18th September 1998, 1:00am
Organising for a Literacy Hour: Quality Learning and Teaching Time
By Sandra Iversen and Tracey Reeder
Kingscourt, #163;14.95.

Succinct and to the point, Organising for a Literacy Hour is a book I would happily recommend to newly- qualified teachers preparing to teach at key stage 1. And it should also be helpful to existing teachers who want to review their own practices.

It builds up, through chapters that discuss terminology, concepts, resources, planning, assessment and timetables, to the crucial issues of managing and implementing the literacy hour.
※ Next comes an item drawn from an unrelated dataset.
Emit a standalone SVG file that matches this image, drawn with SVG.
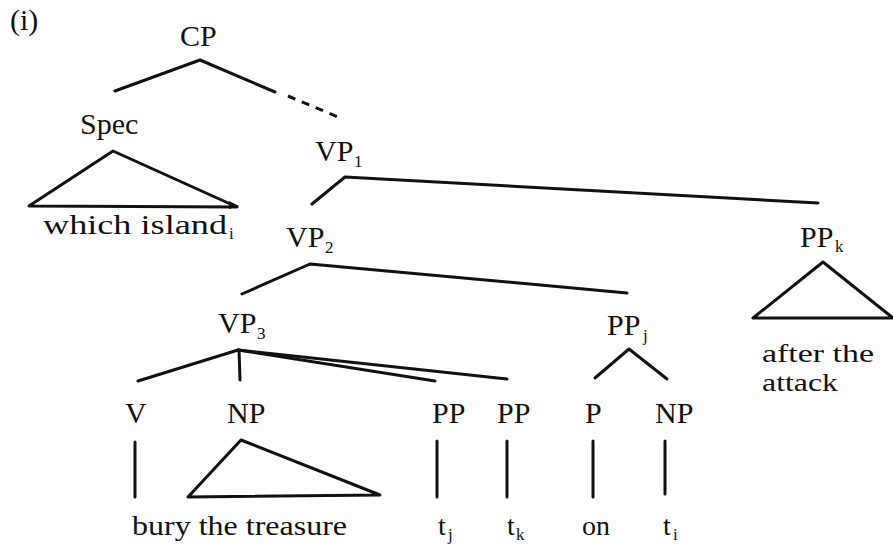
<svg xmlns="http://www.w3.org/2000/svg" width="893" height="546" viewBox="0 0 893 546">
<style>
text{font-family:"Liberation Serif","Times New Roman",serif;font-size:30px;fill:#111}
.lc{font-size:28px}
.sm{font-size:26px}
.sub{font-size:17px}
.ln{stroke:#111;stroke-width:3;fill:none;stroke-linecap:round;stroke-linejoin:round}
.dash{stroke:#111;stroke-width:3;fill:none;stroke-dasharray:8 7}
</style>
<rect width="893" height="546" fill="#fff"/>
<g id="label-i"><text x="10" y="30">(i)</text></g>
<g id="connectors">
<polyline class="ln" points="115,91 200,60 275,92"/>
<line class="dash" x1="288" y1="96" x2="338" y2="117"/>
<polygon class="ln" points="113,151 29,206 237,207"/>
<polygon points="229,201 239,206 229,209" fill="#111"/>
<polyline class="ln" points="312,204 345,177 818,203"/>
<polyline class="ln" points="242,294 310,264 627,293"/>
<polyline class="ln" points="138,381 238,350 435,381"/>
<line class="ln" x1="238" y1="350" x2="507" y2="379"/>
<line class="ln" x1="239" y1="350" x2="240" y2="380"/>
<polyline class="ln" points="595,378 629,349 667,379"/>
<polygon class="ln" points="823,262 753,318 893,318"/>
<line class="ln" x1="135" y1="442" x2="135" y2="497"/>
<polygon class="ln" points="241,440 188,497 380,495"/>
<line class="ln" x1="437" y1="441" x2="437" y2="497"/>
<line class="ln" x1="507" y1="441" x2="507" y2="497"/>
<line class="ln" x1="593" y1="441" x2="593" y2="497"/>
<line class="ln" x1="665" y1="441" x2="665" y2="494"/>
</g>
<g id="CP"><text x="180" y="46">CP</text></g>
<g id="Spec"><text x="80" y="134">Spec</text></g>
<g id="which-island"><text class="lc" x="43" y="234" textLength="184" lengthAdjust="spacingAndGlyphs">which island</text><text class="sub" x="229" y="239">i</text></g>
<g id="VP1"><text x="315" y="161">VP</text><text class="sub" x="354" y="167">1</text></g>
<g id="VP2"><text x="286" y="247">VP</text><text class="sub" x="325" y="253">2</text></g>
<g id="VP3"><text x="218" y="333">VP</text><text class="sub" x="257" y="339">3</text></g>
<g id="PPk"><text x="800" y="247">PP</text><text class="sub" x="835" y="252">k</text></g>
<g id="after-the-attack"><text class="sm" x="762" y="362" textLength="112" lengthAdjust="spacingAndGlyphs">after the</text><text class="sm" x="762" y="391" textLength="76" lengthAdjust="spacingAndGlyphs">attack</text></g>
<g id="PPj"><text x="607" y="335">PP</text><text class="sub" x="643" y="341">j</text></g>
<g id="V"><text x="125" y="423">V</text></g>
<g id="NP1"><text x="227" y="423">NP</text></g>
<g id="PP1"><text x="432" y="423">PP</text></g>
<g id="PP2"><text x="497" y="423">PP</text></g>
<g id="P"><text x="585" y="423">P</text></g>
<g id="NP2"><text x="655" y="423">NP</text></g>
<g id="bury-the-treasure"><text class="lc" x="132" y="535" textLength="215" lengthAdjust="spacingAndGlyphs">bury the treasure</text></g>
<g id="tj"><text class="lc" x="438" y="535">t</text><text class="sub" x="448" y="540">j</text></g>
<g id="tk"><text class="lc" x="507" y="535">t</text><text class="sub" x="516" y="540">k</text></g>
<g id="on"><text class="lc" x="582" y="535">on</text></g>
<g id="ti"><text class="lc" x="663" y="535">t</text><text class="sub" x="673" y="540">i</text></g>
</svg>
Rather oddly, it talks about “heterogeneous” and “homogeneous” groups rather than “mixed-ability” and “ability” groups, but it is otherwise sure-footed in what it has to say.

The issues of reading a class story aloud, shared, guided and independent reading, shared and guided writing and work at the word and sentence levels are all clearly distinguished and tellingly illustrated in terms of sample lessons and typical teacher-talk.

The last chapter runs through the preparation and approach taken by a particular teacher over the first few weeks of a new school year with a new class. If, in the earlier chapters, one felt relevant issues were raised without always being suffi-ciently considered, the later chapters give the reader a firm, confidence-inspiring basis for emulation. This is surely how the literacy hour ought to work.